Il est essentiel que chaque citoyen européen soit informé à titre préventif de ses droits lorsqu’il part en voyage à l’étranger. L’article 20 du Traité des Communautés européennes permet à tout citoyen de l’Union de bénéficier, sur le territoire d’un pays tiers où l’Etat membre dont il est ressortissant n’est pas représenté, de la protection de la part des autorités diplomatiques et consulaires de tout Etat membre, dans les mêmes conditions que les nationaux de cet Etat.

Nous proposons que cette information soit reproduite sur tous les passeports européens ainsi que les numéros d’appel utiles en cas de besoin d’assistance, et en particulier des numéros des cellules de crises de chacun des Etats membres.
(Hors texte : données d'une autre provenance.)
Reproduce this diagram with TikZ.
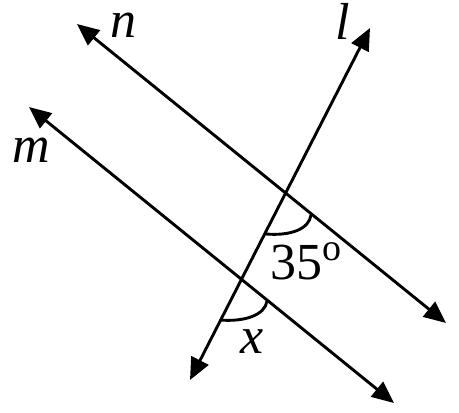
\documentclass[tikz,border=0pt]{standalone}
\usepackage{fontspec}
\setmainfont{Liberation Serif}
\usetikzlibrary{arrows.meta}
\begin{document}
\begin{tikzpicture}[x=0.5pt, y=-0.5pt, every node/.style={font=\fontsize{26}{30}\selectfont, inner sep=0pt, anchor=base}]
\tikzset{ray/.style={line width=1.45pt, {Triangle[length=11pt,width=9.5pt]}-{Triangle[length=11pt,width=9.5pt]}}}
\tikzset{angmark/.style={line width=1.45pt}}
\useasboundingbox (0,0) rectangle (459,412);
% ends of the three lines
\coordinate (n1) at (77,24);
\coordinate (n2) at (446,323);
\coordinate (m1) at (29,107);
\coordinate (m2) at (394,403);
\coordinate (l1) at (190,380);
\coordinate (l2) at (370,28);
\draw [ray] (n1) -- (n2);
\draw [ray] (m1) -- (m2);
\draw [ray] (l1) -- (l2);
% angle marks
\draw [angmark] (266,234) .. controls (291,236) and (309,229) .. (311,215);
\draw [angmark] (220,320) .. controls (245,322) and (265,315) .. (267,301);
% labels
\node (labn) at (123,37) {\textit{n}};
\node (labm) at (31,162) {\textit{m}};
\node (labl) at (343,39) {\textit{l}};
\node (lab35) at (306,279) {35\raisebox{0.35em}{\fontsize{19}{20}\selectfont o}};
\node (labx) at (252,353) {\textit{x}};
\end{tikzpicture}
\end{document}
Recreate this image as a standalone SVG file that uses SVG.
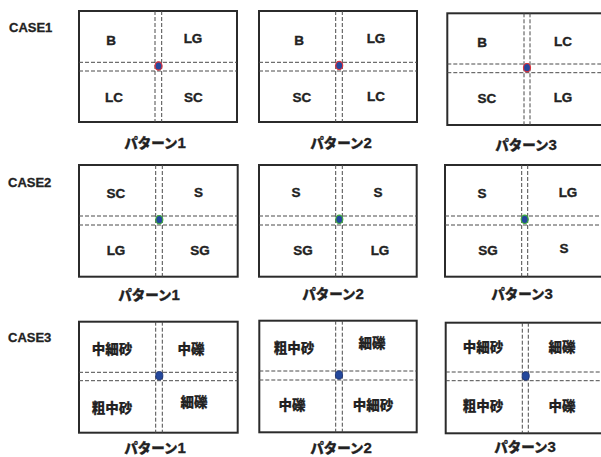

Cette information passe ensuite par une campagne d’information ciblée en particulier dans les aéroports.

Vous préconisez d’inscrire la protection civile sous la responsabilité d’un ministre européen des Affaires étrangères. Quel écho cette proposition a recueilli lors du Conseil européen des 15 et 16 juin dernier ?

Mes propositions se situent sur un calendrier de quatre ans. C’est un horizon de moyen terme qui s’achève en 2010, c’est-à-dire à un moment où, d’une manière ou d’une autre, les pays de l’Union européenne auront créé, je l’espère, le poste de Ministre européen des Affaires Etrangères, prévu par la Constitution, qu’ils ont voulu et accepté tous ensemble à Rome.

Le Conseil européen des 15 et 16 juin dernier a salué mon rapport - d’abord présenté le 9 mai 2006 au Président de la Commission M. Barroso et au Président du Conseil le Chancelier Schüssel - comme une contribution importante au débat en cours sur le rôle de l’Union européenne dans la réponse aux crises. Le Parlement européen est également très engagé sur ce défi.

“Les institutions ont entre les mains cette proposition concrète, opérationnelle. C’est leur responsabilité de la mettre en œuvre et, pour ma part, je reste disponible pour accompagner ce projet.”